Half of Teachers Miss 10+ Days of School Annually
Student absenteeism is obviously a factor in how well a child does in school. Turns out, teacher absenteeism is also a leading factor in student outcomes. Published studies reveal interesting findings about teachers who miss school. Some trends in teacher absenteeism are surprising, and not all are easily explained.
- Nationally, half of all teachers miss 10 or more days annually. In 2013-14, 75% of teachers in Hawaii missed 10 or more days of school.
- Elementary and middle school teachers are absent more frequently than high school teachers, presumably because younger children transfer illness more easily than older students. Teacher and student absences decrease when hand sanitizer is used regularly.
- Teachers at charter schools are absent less frequently than their traditional school counterparts.
- Teacher absence rates are higher in schools with schools serving mostly African American or Latino students. However, teachers in high-poverty areas have absence rates that are on par with those with higher median incomes.
- Teacher absentee numbers are higher in districts with more generous leave policies. Not surprisingly, teachers are less likely to be absent when they are allowed fewer paid days off.
In districts where leave is limited, teachers inevitably have to decide: should I come to work if I’m sick, or can I afford to lose a day- or week- of pay?
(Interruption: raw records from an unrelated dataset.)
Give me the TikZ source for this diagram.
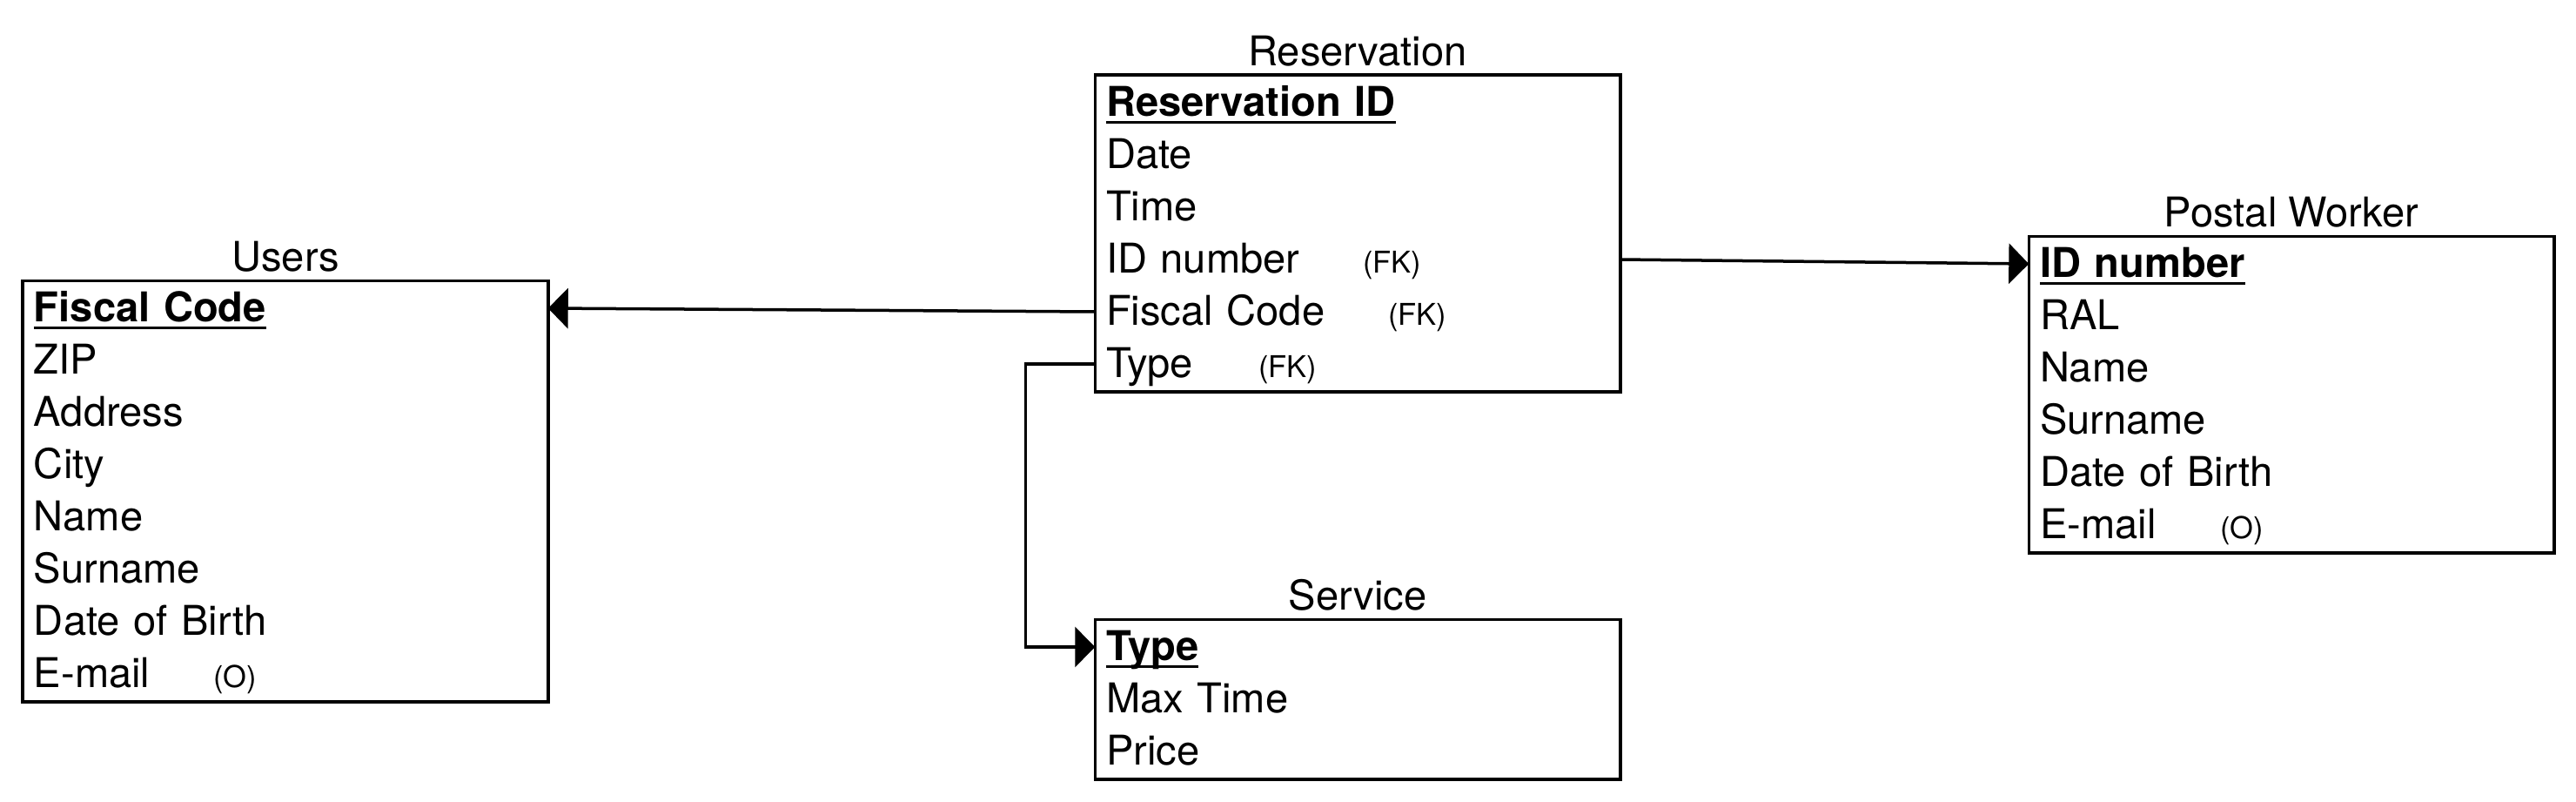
\documentclass[tikz,border=0pt]{standalone}
\usepackage{fontspec}
\setmainfont{TeX Gyre Heros}
\usetikzlibrary{arrows.meta,positioning,fit}
\tikzstyle{row} = [rectangle, inner xsep=0.11cm, inner ysep=0, text width=5.78cm,
align=left, minimum height=0.6cm, text height=0.35cm, text depth=0.05cm,
font=\fontsize{13.4}{16}\selectfont]
\tikzstyle{entity} = [draw, rectangle, inner sep=0]
\tikzstyle{title} = [anchor=base, inner sep=0, yshift=0.09cm,
font=\fontsize{13.4}{16}\selectfont]
\newcommand{\pkey}[1]{\sbox0{\bfseries #1}\rlap{\rule[-0.085cm]{\wd0}{0.03cm}}\usebox0}
\newcommand{\attrnote}[3]{\makebox[#1][l]{#2}{\fontsize{9.8}{12}\selectfont #3}}

\begin{document}
\begin{tikzpicture}[auto, node distance=0.6cm, line width=0.035cm,
	>={Triangle[length=0.23cm, width=0.46cm]}]
	\useasboundingbox (0,0) rectangle (29.6,9.2);
	% Users
	\node [row] (Users0) at (3.28,5.66) {\pkey{Fiscal Code}};
	\node [row, below of=Users0] (Users1) {ZIP};
	\node [row, below of=Users1] (Users2) {Address};
	\node [row, below of=Users2] (Users3) {City};
	\node [row, below of=Users3] (Users4) {Name};
	\node [row, below of=Users4] (Users5) {Surname};
	\node [row, below of=Users5] (Users6) {Date of Birth};
	\node [row, below of=Users6] (Users7) {\attrnote{2.06cm}{E-mail}{(O)}};
	\node [entity, fit=(Users0)(Users7)] (Users) {};
	\node [title] at (Users.north) {Users};
	% Reservation
	\node [row] (Res0) at (15.60,8.02) {\pkey{Reservation ID}};
	\node [row, below of=Res0] (Res1) {Date};
	\node [row, below of=Res1] (Res2) {Time};
	\node [row, below of=Res2] (Res3) {\attrnote{2.95cm}{ID number}{(FK)}};
	\node [row, below of=Res3] (Res4) {\attrnote{3.24cm}{Fiscal Code}{(FK)}};
	\node [row, below of=Res4] (Res5) {\attrnote{1.75cm}{Type}{(FK)}};
	\node [entity, fit=(Res0)(Res5)] (Res) {};
	\node [title] at (Res.north) {Reservation};
	% Postal Worker
	\node [row] (Worker0) at (26.33,6.17) {\pkey{ID number}};
	\node [row, below of=Worker0] (Worker1) {RAL};
	\node [row, below of=Worker1] (Worker2) {Name};
	\node [row, below of=Worker2] (Worker3) {Surname};
	\node [row, below of=Worker3] (Worker4) {Date of Birth};
	\node [row, below of=Worker4] (Worker5) {\attrnote{2.07cm}{E-mail}{(O)}};
	\node [entity, fit=(Worker0)(Worker5)] (Worker) {};
	\node [title] at (Worker.north) {Postal Worker};
	% Service
	\node [row] (Service0) at (15.60,1.77) {\pkey{Type}};
	\node [row, below of=Service0] (Service1) {Max Time};
	\node [row, below of=Service1] (Service2) {Price};
	\node [entity, fit=(Service0)(Service2)] (Service) {};
	\node [title] at (Service.north) {Service};
	
	\draw [->] (Res4.west) -- (Users0.east);
	\draw [->] (Res3.east) -- (Worker0.west);
	\draw [->] (Res5.west) -- ++(-0.8,0) |- (Service0.west);
	
\end{tikzpicture}
\end{document}
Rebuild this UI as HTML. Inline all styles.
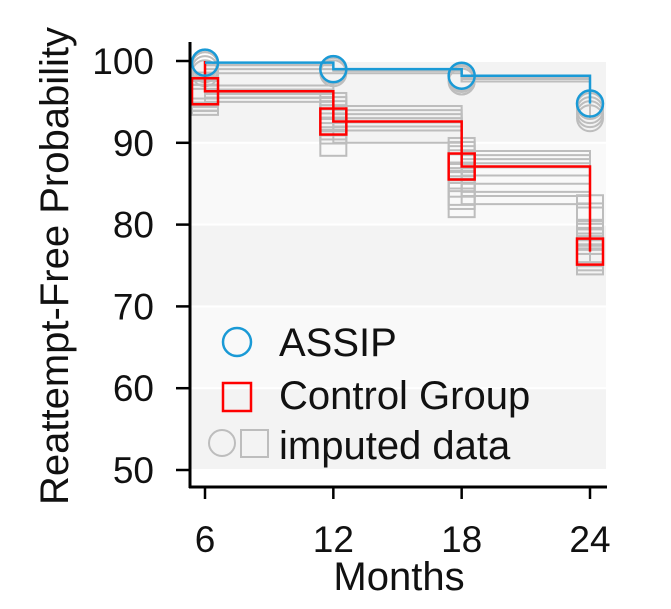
<!DOCTYPE html>
<html><head><meta charset="utf-8"><style>
html,body{margin:0;padding:0;background:#fff;}
svg{display:block;font-family:"Liberation Sans",sans-serif;}
</style></head><body>
<svg id="chart" width="671" height="609" viewBox="0 0 671 609">
<g id="bands"></g><g id="grayLines"></g><g id="mainLines"></g><g id="axes"></g>
<g id="legend">
  <circle cx="237" cy="342" r="14" fill="none" stroke="#1a9ad6" stroke-width="2.5"/>
  <text x="279" y="356" font-size="40" fill="#111">ASSIP</text>
  <rect x="223" y="383" width="28" height="28" fill="none" stroke="#ff0000" stroke-width="2.5"/>
  <text x="279" y="409" font-size="40" fill="#111">Control Group</text>
  <circle cx="222" cy="443" r="13" fill="none" stroke="#bdbdbd" stroke-width="2"/>
  <rect x="241" y="430" width="27" height="27" fill="none" stroke="#bdbdbd" stroke-width="2"/>
  <text x="279" y="459" font-size="40" fill="#111">imputed data</text>
</g>
</svg>
<script>
const months = [6, 12, 18, 24];
const assip = [99.8, 99.0, 98.2, 94.8];
const control = [96.3, 92.6, 87.1, 76.7];
const yTicks = [50, 60, 70, 80, 90, 100];
const imputedControl = [
  [96.5,94,89,82],[96,93.5,88.5,80.5],[95.5,93,88,79],[97,92.5,87.5,78.5],
  [96,92,87,78],[95.5,91.5,86,77],[96.5,94.5,85,76.5],[95,93,84,75.5],
  [96,92.5,83.5,81],[95.5,90,82.5,76]
];
const imputedAssip = [
  [99.5,99,98,94.5],[99,99,97.5,94],[98.5,98.5,97.5,93.5],[99.5,98.8,97.8,93]
];
const NS='http://www.w3.org/2000/svg';
const X=m=>205+(m-6)*(590-205)/18;
const Y=v=>61+(100-v)*(470-61)/50;
function mk(tag,attrs,parent){const e=document.createElementNS(NS,tag);for(const k in attrs)e.setAttribute(k,attrs[k]);parent.appendChild(e);return e;}
const bands=document.getElementById('bands');
for(let i=0;i<5;i++){
  const top=100-i*10;
  const r=mk('rect',{x:190,y:Y(top)+1,width:416,height:Y(top-10)-Y(top)-2,fill:i%2===0?'#f3f3f3':'#f9f9f9'},bands);
  
  
}
function stepPath(vals){
  let d='M'+X(months[0])+','+Y(100)+' L'+X(months[0])+','+Y(vals[0]);
  for(let i=1;i<vals.length;i++){d+=' L'+X(months[i])+','+Y(vals[i-1])+' L'+X(months[i])+','+Y(vals[i]);}
  return d;
}
const gl=document.getElementById('grayLines');
imputedControl.forEach(s=>{
  const p=mk('path',{d:stepPath(s),fill:'none',stroke:'#bdbdbd','stroke-width':2},gl);
  
  
  s.forEach((v,i)=>{const r=mk('rect',{x:X(months[i])-13,y:Y(v)-13,width:26,height:26,fill:'none',stroke:'#bdbdbd','stroke-width':2},gl);
    
    });
});
imputedAssip.forEach(s=>{
  const p=mk('path',{d:stepPath(s),fill:'none',stroke:'#bdbdbd','stroke-width':2},gl);
  
  
  s.forEach((v,i)=>{const c=mk('circle',{cx:X(months[i]),cy:Y(v),r:13,fill:'none',stroke:'#bdbdbd','stroke-width':2},gl);
    
    });
});
const ml=document.getElementById('mainLines');
const cp=mk('path',{d:stepPath(control),fill:'none',stroke:'#ff0000','stroke-width':2.5},ml);


control.forEach((v,i)=>{const r=mk('rect',{x:X(months[i])-13,y:Y(v)-13,width:26,height:26,fill:'none',stroke:'#ff0000','stroke-width':2.5},ml);
  
  });
let ad='M'+X(months[0])+','+Y(assip[0]);
for(let i=1;i<assip.length;i++){ad+=' L'+X(months[i])+','+Y(assip[i-1])+' L'+X(months[i])+','+Y(assip[i]);}
const ap=mk('path',{d:ad,fill:'none',stroke:'#1a9ad6','stroke-width':2.5},ml);


assip.forEach((v,i)=>{const c=mk('circle',{cx:X(months[i]),cy:Y(v),r:13,fill:'none',stroke:'#1a9ad6','stroke-width':2.5},ml);
  
  });
const ax=document.getElementById('axes');
const yl=mk('line',{x1:190,y1:42,x2:190,y2:488,stroke:'#000','stroke-width':3},ax);


const xl=mk('line',{x1:189,y1:487,x2:607,y2:487,stroke:'#000','stroke-width':3},ax);


yTicks.forEach(t=>{
  const l=mk('line',{x1:176,y1:Y(t),x2:190,y2:Y(t),stroke:'#000','stroke-width':2.5},ax);
  
  
  const tx=mk('text',{x:154,y:Y(t)+13,'font-size':37,'text-anchor':'end',fill:'#111'},ax);
  tx.textContent=t;
  
  
});
months.forEach(m=>{
  const l=mk('line',{x1:X(m),y1:487,x2:X(m),y2:499,stroke:'#000','stroke-width':2.5},ax);
  
  
  const tx=mk('text',{x:X(m),y:552,'font-size':37,'text-anchor':'middle',fill:'#111'},ax);
  tx.textContent=m;
  
  
});
const xt=mk('text',{x:399,y:590,'font-size':40,'text-anchor':'middle',fill:'#111'},ax);
xt.textContent='Months';


const yt=mk('text',{x:0,y:0,'font-size':40,'text-anchor':'middle',fill:'#111',transform:'translate(68,266) rotate(-90)'},ax);
yt.textContent='Reattempt-Free Probability';


</script>
</body></html>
For teachers, another reality of taking leave, especially for an extended time, is the knowing that their students may not have a qualified substitute teacher. In Seattle, substitutes are required to have completed a bachelor’s degree and teaching certification, plus two days of professional development; pay for a substitute averages $17 per hour. In Alabama, a substitute may only be required to pass a background check and have a high school diploma or GED, but earns just $8.50 per hour. Raising standards on substitute teachers only works if there is a pool of qualified applicants, and money in the budget to pay them accordingly. In places like Nevada, which has struggled to staff classrooms with a shortage of qualified full-time teachers, substitutes may be that much harder to find. Formal policies on taking sick and personal days vary widely by district. In Boston, teachers get 15 days of paid leave a year and can carry unused leave days over into the next. Some teachers in Mississippi get as few as 7 paid leave days annually. For certain types of long-term leave, the Family and Medical Leave Act (FMLA) entitles eligible employees to take unpaid, job-protected leave for specified family and medical reasons.
Reforming policies at the district or state level can help regulate school cultures that discourage healthy leave or don’t restrict time off as well as they should. It is less clear which district or state absenteeism policies are the most effective in balancing the needs of the teacher and students. Restrictive leave policies may put undue pressure on educators, but lax policies may mean students sit in silent study hall instead of a learning environment while the teacher is away. One thing is clear: by analyzing data related to teacher absences and student performance, districts can gauge their current situation and work towards ensuring that teachers can achieve their classroom goals and still take a justified day off when they need one.